Now, the monkey comes out of the sleeve



Travelling over the summer, I met and interacted with a surprising number of Dutch people (despite not visiting the Netherlands). Being the language lover I am, I expressed my want to learn the Dutch language, which was met with a unanimous response of “no, it’s a useless language.” I don’t know if this is a common thought amongst Dutch natives, but I was honestly slightly shocked by that reaction. You could say, ‘my clog was breaking’.   

If anything, it made me want to have the language ‘under my knee’ more, just ‘for bacon and beans.’ ‘It shall me a sausage be’ if it’s useless.  

I’m not having a stroke while writing this – these are translated Dutch idioms that prove that the language maybe isn’t so useless after all.    

1. ‘It walks in the soup’ or ‘het loopt in de soep’.

To ‘walk in the soup’ is to have experienced total failure or disaster. When you’re stressed out because everything’s gone wrong, and you don’t know what to do, it’s walking in the soup. A little like submitting the assignment you know went horribly without editing it because you couldn’t look at it any longer.   

2. ‘Unfortunately, peanut butter’ or ‘helaas pindakaas’

In other words, that’s too bad! ‘Helaas pindakaas’ is a nonchalant way of expressing sorriness, ironic or actual. The phrase is thought to date back to the 1980s, in teenage slang; ‘peanut butter’ was chosen only to rhyme with ‘helaas’.   

3. ‘Using the wrong leg to get out of bed’ or ‘met het verkeerde been uit bed stappen.

Similarly to waking up on the wrong side of the bed, a Netherlander in a bad mood may have gotten out of bed with his left leg. The original idiom of ‘using your left leg to get out of bed’ dates to biblical stories of the ‘good thief’ on Jesus’ left side repenting and the ‘bad thief’ on his right remaining unrepented. The Dutch verkeerd, being a close synonym to the left, ended up replacing it in everyday speak.  
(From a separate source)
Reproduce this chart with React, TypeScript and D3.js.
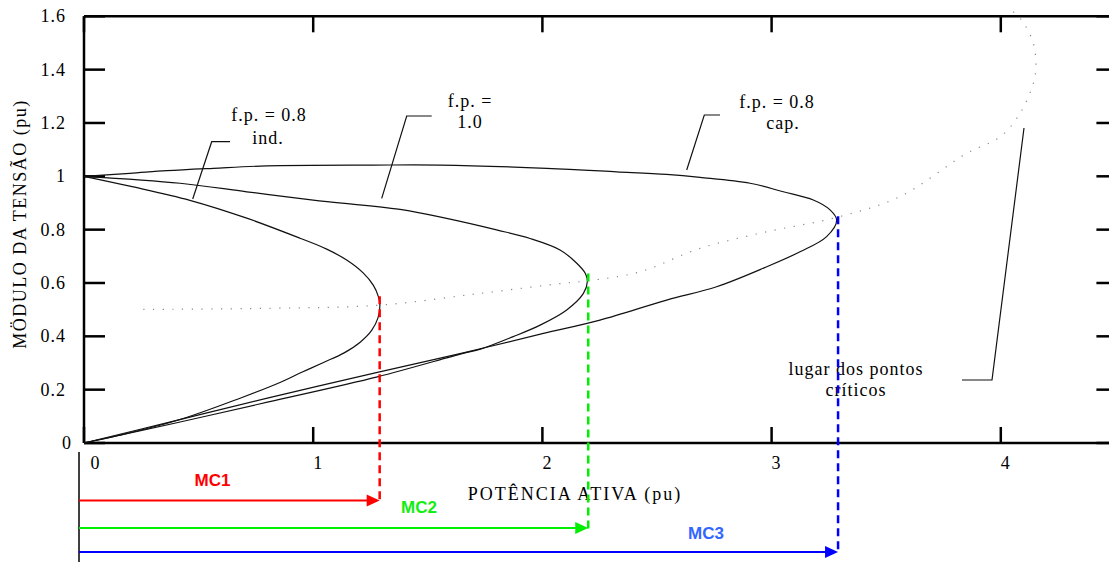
import React from "react";
import * as d3 from "d3";

// ---- data (P in pu, V in pu) ----
const xTicks = [0, 1, 2, 3, 4];
const yTicks = [0, 0.2, 0.4, 0.6, 0.8, 1, 1.2, 1.4, 1.6];
const yTickLabels = ["0", "0.2", "0.4", "0.6", "0.8", "1", "1.2", "1.4", "1.6"];

const curveInd: [number, number][] = [
  [0, 1.0], [0.2, 0.963], [0.462, 0.91], [0.71, 0.843], [0.942, 0.768], [1.059, 0.727],
  [1.146, 0.686], [1.219, 0.637], [1.262, 0.592], [1.284, 0.55], [1.291, 0.517], [1.283, 0.47],
  [1.255, 0.422], [1.205, 0.378], [1.135, 0.338], [1.045, 0.302], [0.95, 0.265], [0.855, 0.227],
  [0.681, 0.168], [0.419, 0.088], [0.15, 0.028], [0, 0],
];
const curveUnity: [number, number][] = [
  [0, 1.0], [0.419, 0.974], [0.71, 0.942], [1.0, 0.911], [1.379, 0.876], [1.582, 0.842],
  [1.8, 0.799], [1.946, 0.767], [2.077, 0.724], [2.15, 0.674], [2.188, 0.635], [2.196, 0.605],
  [2.179, 0.561], [2.106, 0.499], [1.99, 0.442], [1.873, 0.399], [1.73, 0.352],
  [1.65, 0.335], [1.28, 0.248], [0.8, 0.153], [0.4, 0.075], [0, 0],
];
const curveCap: [number, number][] = [
  [0, 1.0], [0.2, 1.011], [0.361, 1.021], [0.564, 1.03], [0.797, 1.039], [1.262, 1.042],
  [1.553, 1.042], [2.019, 1.03], [2.324, 1.017], [2.542, 1.007], [2.688, 0.996],
  [2.906, 0.974], [3.051, 0.942], [3.182, 0.911], [3.255, 0.874], [3.284, 0.836],
  [3.24, 0.774], [3.124, 0.717], [2.979, 0.661], [2.76, 0.586], [2.542, 0.536],
  [2.251, 0.461], [2.0, 0.41], [1.65, 0.337], [1.28, 0.265], [0.8, 0.168], [0.4, 0.084], [0, 0],
];
const criticalLocus: [number, number][] = [
  [0.259, 0.501], [0.8, 0.505], [1.291, 0.517], [1.728, 0.561], [2.09, 0.599],
  [2.196, 0.608], [2.426, 0.642], [2.688, 0.73], [2.979, 0.792], [3.284, 0.846],
  [3.56, 0.924], [3.851, 1.086], [3.997, 1.148], [4.084, 1.236], [4.142, 1.349],
  [4.153, 1.411], [4.142, 1.499], [4.091, 1.586], [4.05, 1.62],
];

const mcNames = ["MC1", "MC2", "MC3"];
const mcP = [1.29, 2.2, 3.29];
const mcV = [0.55, 0.636, 0.85];

// ---- layout ----
const W = 1109, H = 562;
const X0 = 84, UNIT = 229.2;
const x = d3.scaleLinear().domain([0, 4.5]).range([X0, X0 + 4.5 * UNIT]);
const y = d3.scaleLinear().domain([0, 1.6]).range([443, 16.3]);
const line = d3.line<[number, number]>().x(d => x(d[0])).y(d => y(d[1])).curve(d3.curveCatmullRom.alpha(0.5));

const mcColors = ["#ff0000", "#00ee00", "#0000ff"];
const mcTextColors = ["#ff0000", "#11ee11", "#3366ff"];
const arrowY = [500.5, 528, 552];
const labelPos = [[212.5, 486], [419, 513], [706, 539]];
const serif = "'Liberation Serif', 'Times New Roman', serif";

export default function App() {
  const right = x(4.5);
  return (
    <div style={{ position: "absolute", left: 0, top: 0 }}>
      <svg width={W} height={H} style={{ display: "block", background: "#fff" }}>
        {/* frame */}
        <line x1={X0} x2={right} y1={y(1.6)} y2={y(1.6)} stroke="#000" strokeWidth={2.5} />
        <line x1={X0} x2={right} y1={y(0)} y2={y(0)} stroke="#000" strokeWidth={2.5} />
        <line x1={X0} x2={X0} y1={y(1.6)} y2={y(0)} stroke="#000" strokeWidth={2.5} />
        <line x1={right} x2={right} y1={y(1.6)} y2={y(0)} stroke="#000" strokeWidth={2.5} />
        {/* y ticks */}
        {yTicks.map((t, i) => (
          <g key={"y" + i}>
            <line x1={X0} x2={X0 + 21} y1={y(t)} y2={y(t)} stroke="#000" strokeWidth={2.5} />
            <line x1={right - 19} x2={right} y1={y(t)} y2={y(t)} stroke="#000" strokeWidth={2.5} />
            <text x={t === 0 ? 72 : 66} y={y(t) + 6} textAnchor="end" fontFamily={serif} fontSize={18} letterSpacing={1}>{yTickLabels[i]}</text>
          </g>
        ))}
        {/* x ticks */}
        {xTicks.map((t, i) => (
          <g key={"x" + i}>
            <line x1={x(t)} x2={x(t)} y1={y(0)} y2={y(0) - 16} stroke="#000" strokeWidth={2.5} />
            <line x1={x(t)} x2={x(t)} y1={y(1.6)} y2={y(1.6) + 16} stroke="#000" strokeWidth={2.5} />
            <text x={x(t) + (t === 0 ? 11 : 4.5)} y={469} textAnchor="middle" fontFamily={serif} fontSize={18}>{String(t)}</text>
          </g>
        ))}
        {/* axis titles */}
        <text x={575} y={500} textAnchor="middle" fontFamily={serif} fontSize={18} letterSpacing={2}>POTÊNCIA ATIVA (pu)</text>
        <text transform="translate(26,224) rotate(-90)" textAnchor="middle" fontFamily={serif} fontSize={18} letterSpacing={1.5}>MÖDULO DA TENSÃO (pu)</text>

        {/* critical locus */}
        <path d={line(criticalLocus) || ""} fill="none" stroke="#888" strokeWidth={1.2} strokeDasharray="1.2 8.5" />

        {/* PV curves */}
        {[curveInd, curveUnity, curveCap].map((c, i) => (
          <path key={"c" + i} d={line(c) || ""} fill="none" stroke="#111" strokeWidth={1.2} />
        ))}

        {/* annotations */}
        <g stroke="#111" strokeWidth={1.2} fill="none">
          <polyline points="230,141.7 211.7,141.7 192.7,199" />
          <polyline points="431.7,116 406.7,116 381.7,198.3" />
          <polyline points="720,115 704.3,115 686.7,170" />
          <polyline points="962,380 992,380 1024,128" />
        </g>
        <g fontFamily={serif} fontSize={18} textAnchor="middle" letterSpacing={1}>
          <text x={269} y={121}>f.p. = 0.8</text>
          <text x={268} y={144}>ind.</text>
          <text x={470} y={107}>f.p. =</text>
          <text x={470} y={128}>1.0</text>
          <text x={777} y={108}>f.p. = 0.8</text>
          <text x={783} y={129}>cap.</text>
          <text x={856} y={375}>lugar dos pontos</text>
          <text x={856} y={396}>críticos</text>
        </g>

        {/* margin arrows */}
        <line x1={79} x2={79} y1={452} y2={H} stroke="#000" strokeWidth={1.5} />
        {mcNames.map((n, i) => {
          const px = x(mcP[i]);
          return (
            <g key={n}>
              <line x1={px} x2={px} y1={y(mcV[i])} y2={arrowY[i] + 2} stroke={mcColors[i]} strokeWidth={2.5} strokeDasharray="8 5" />
              <line x1={79} x2={px - 10} y1={arrowY[i]} y2={arrowY[i]} stroke={mcColors[i]} strokeWidth={2} />
              <path d={`M${px},${arrowY[i]} L${px - 13},${arrowY[i] - 6} L${px - 13},${arrowY[i] + 6} Z`} fill={mcColors[i]} />
              <text x={labelPos[i][0]} y={labelPos[i][1]} textAnchor="middle" fontFamily="'Liberation Sans', Arial, sans-serif" fontWeight="bold" fontSize={17} fill={mcTextColors[i]}>{n}</text>
            </g>
          );
        })}
      </svg>
    </div>
  );
}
4. ‘Now the monkey comes out of the sleeve’ or ‘nu komt de aap uit de mouw’

This is my favourite Dutch idiom ever. For the monkey to come out of the sleeve is for someone to show their true colours. They’ve been keeping tricks up their sleeve, but it’s their ‘monkey’ like behaviour instead of tricks. I’m going to start using this day-to-day, honestly.   

5. ‘To participate for bacon and beans’ or ‘meedoen voor spek en bonen’

Participating in ‘bacon and beans’ isn’t earning food; it’s the Dutch equivalent of ‘shits and giggles’, but with an alliterative ring to it. Are you doing something for a laugh? No. You’re participating for bacon and beans.

6. ‘Now my clog is breaking’ or ‘nu breekt mijn klomp’.  

To break your clog is to be totally amazed, completely surprised, and wildly dumbfounded. Like me when I realised that linguistics wasn’t on strand… sorry waterloo. 

7. ‘To have something under the knee’ or ‘iets onder de knie hebben’. 

To master something is to ‘have it under the knee’. This is like having it ‘under the belt’, but it’s funnier to think of it under the kneecap instead.    

8. ‘It shall me a sausage be’ or ‘het zal me worst zijn.’  

This one’s hilarious in English because of the syntax and rhyme. It means ‘I don’t care’. The less literal translation is ‘it’s all sausage to me’, but I prefer this version.  

See, Dutch isn’t so useless at all. (Take that naysayers). I will start a petition to bring these to the common English lexicon; who’s with me?